In the Federalist Papers, both James Madison and Alexander Hamilton recognized the need to combat “the spirit of faction” and the tendency of each State to yield to its immediate interest at the expense of national unity. They reasoned that the Constitution provided a solution to this centrifugal pressure while reserving a measure of sovereignty to each State. When differences arise between States that threaten to lead to disunion, the Republic can be held together, as Hamilton observed, either “by the agency of the Courts or by military force.” A constitutional remedy to enable the States to resolve their differences peacefully is the provision that permits any State to invoke the original jurisdiction of the Supreme Court to address and settle their differences.

In the vernacular, the Supreme Court blew it, threatening the bonds that hold the union together.

Round Two: The United States Must Enter the Fray

Fortunately, that might have been only the first round in the fight to preserve the nation. A strategy exists to re-submit the Texas challenge under the Electors Clause to the Supreme Court in a way that even that Court could not dare refuse to consider. Just because Texas did not persuade the Justices that what happens in Pennsylvania hurts Texas does not mean that the United States of America could not persuade the justices that when Pennsylvania violates the U.S. Constitution, it harms the nation. Article III, § 2, cl. 2 confers original jurisdiction on the Supreme Court in any case suit brought by the United States against a state. Thus, the United States can and should file suit against Pennsylvania, Georgia, Michigan and Wisconsin. Like the Texas suit, that new suit would seek an order invalidating the appointment of the electors appointed by those four defendant States that refused to abide by the terms of the Presidential Electors Clause. That would leave it to the state legislatures in those four states to “appoint” electors — which is what the Constitution requires.

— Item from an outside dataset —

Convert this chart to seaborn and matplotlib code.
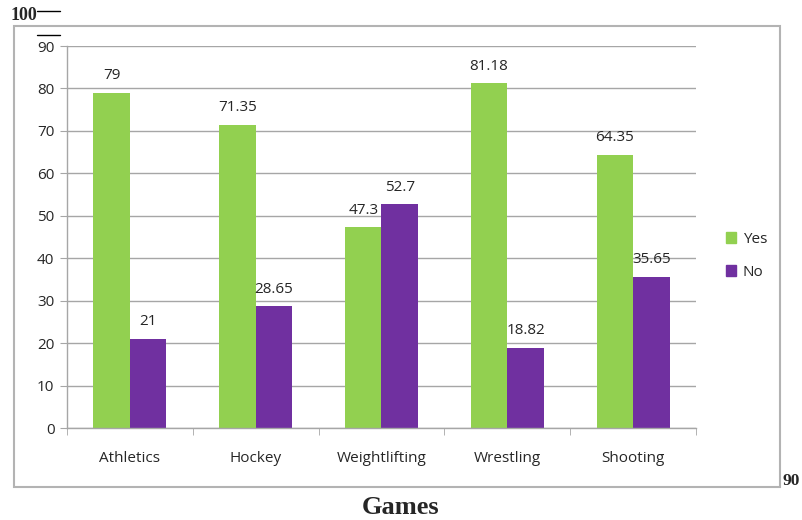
import matplotlib
matplotlib.use("Agg")
import matplotlib.pyplot as plt
import seaborn as sns
import pandas as pd
from matplotlib.patches import Rectangle
from matplotlib.lines import Line2D

games = ["Athletics", "Hockey", "Weightlifting", "Wrestling", "Shooting"]
yes_vals = [79, 71.35, 47.3, 81.18, 64.35]
no_vals = [21, 28.65, 52.7, 18.82, 35.65]
series = ["Yes", "No"]
colors = ["#92D050", "#7030A0"]
yticks = [0, 10, 20, 30, 40, 50, 60, 70, 80, 90]

df = pd.DataFrame({
    "Game": games * 2,
    "Value": yes_vals + no_vals,
    "Answer": ["Yes"] * len(games) + ["No"] * len(games),
})

sns.set_style("white")
plt.rcParams["font.family"] = ["Open Sans", "DejaVu Sans"]

W, H = 803, 520
fig = plt.figure(figsize=(W / 100, H / 100), dpi=100)

def fx(x):
    return x / W

def fy(y):
    return 1 - y / H

# outer border
fig.patches.append(Rectangle((fx(14), fy(487)), fx(780) - fx(14), fy(26) - fy(487),
                             transform=fig.transFigure, fill=False,
                             edgecolor="#b3b3b3", linewidth=1.5))

ax = fig.add_axes([fx(67), fy(428), fx(696) - fx(67), fy(46) - fy(428)])
sns.barplot(data=df, x="Game", y="Value", hue="Answer", hue_order=series,
            palette=colors, width=0.58, gap=0, saturation=1, ax=ax,
            edgecolor="none", legend=True)

ax.set_ylim(0, 90)
ax.set_xlim(-0.5, 4.5)
ax.set_yticks(yticks)
ax.yaxis.grid(True, color="#a6a6a6", linewidth=1)
ax.set_axisbelow(True)
for s in ["top", "right"]:
    ax.spines[s].set_visible(False)
for s in ["left", "bottom"]:
    ax.spines[s].set_color("#a6a6a6")
    ax.spines[s].set_linewidth(1)
ax.tick_params(axis="y", left=True, length=5, color="#a6a6a6", labelsize=11, pad=4)
ax.tick_params(axis="x", bottom=False, labelsize=11, pad=13)
ax.set_xticks([-0.5 + i for i in range(6)], minor=True)
ax.tick_params(axis="x", which="minor", bottom=True, length=5, color="#a6a6a6")
ax.set_xlabel("")
ax.set_ylabel("")

for c in ax.containers:
    ax.bar_label(c, labels=[f"{v:g}" for v in c.datavalues], padding=7, fontsize=11)

handles = [Rectangle((0, 0), 1, 1, color=col) for col in colors]
leg = ax.legend(handles, series, loc="center left", bbox_to_anchor=(fx(712), fy(256)),
                bbox_transform=fig.transFigure, frameon=False, fontsize=11,
                handlelength=0.7, handleheight=0.7, handletextpad=0.4, labelspacing=1.2)

# extra annotations
fig.text(fx(11), fy(16), "100", fontsize=13, fontweight="bold",
         family="Liberation Serif", va="center", ha="left")
fig.lines.append(Line2D([fx(37), fx(60)], [fy(11), fy(11)], transform=fig.transFigure,
                        color="black", linewidth=1))
fig.lines.append(Line2D([fx(37), fx(60)], [fy(35), fy(35)], transform=fig.transFigure,
                        color="black", linewidth=1))
fig.text(fx(783), fy(481), "90", fontsize=12.5, fontweight="bold",
         family="Liberation Serif", va="center", ha="left")
fig.text(fx(401), fy(507), "Games", fontsize=19, fontweight="bold",
         family="Liberation Serif", va="center", ha="center")

fig.savefig("out.png", dpi=100)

When those four States violated the Constitution by allowing electors who had not been appointed in the manner prescribed by the state legislature, the United States suffered an injury. Indeed, there could hardly have been a more significant injury to the nation than that which corrupted its Presidential election.

The United States has a vital interest and a responsibility to preserve the constitutional framework of the Republic, which was formed by a voluntary compact among the States. As with any contractual relationship of participants in an ongoing enterprise, no party is entitled to ignore or alter the essential terms of the contract by its unilateral action.

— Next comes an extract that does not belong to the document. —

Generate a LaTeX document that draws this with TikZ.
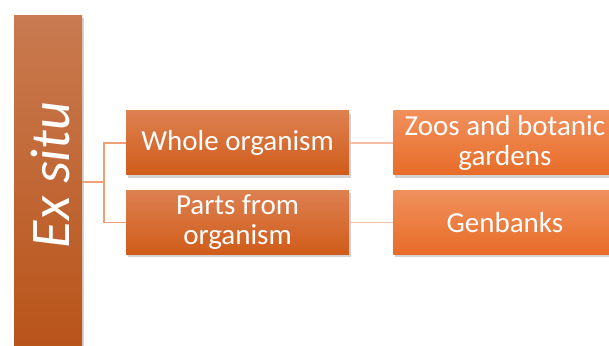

The President who has sworn to preserve, protect and defend the Constitution has the right and the duty to order the U.S. Department of Justice bring such an action in the Supreme Court — and should do so quickly.

Reasons for Great Hope at Christmas

In rejecting the invocation by the State of Texas of the original jurisdiction of the Supreme Court to resolve the dispute between Texas and four other States that refused to abide by the terms of the Presidential Electors Clause, for now, a majority of the Justices foreclosed the use of that constitutional safeguard by Texas to provide a peaceful means of resolving the controversy that has deeply divided States and the citizens of this Republic as at no time since the 1860s.

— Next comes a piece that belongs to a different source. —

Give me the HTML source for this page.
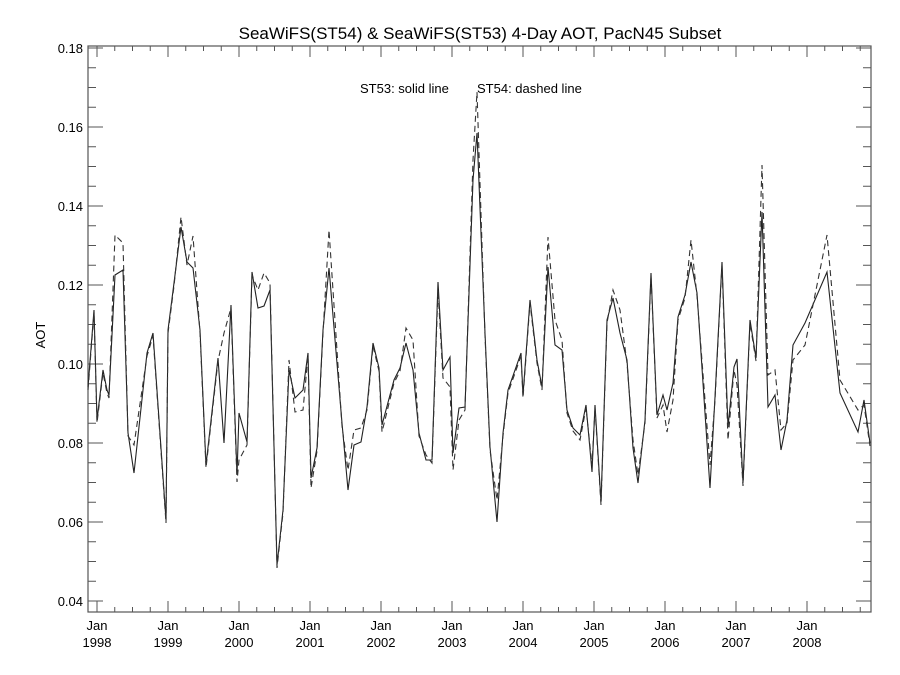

That consequence is too dangerous to be allowed to stand.

If the same case previously brought by Texas were now brought by the United States of America, there is every reason to believe that the Supreme Court would be compelled to understand it must hear it and decide it favorably.

Although outcomes are never certain, it is believed and hoped that a majority of the Supreme Court could never take the position that the United States has no business enforcing the process established in the Constitution by which we select the one government official who represents all the People — The President of the United States.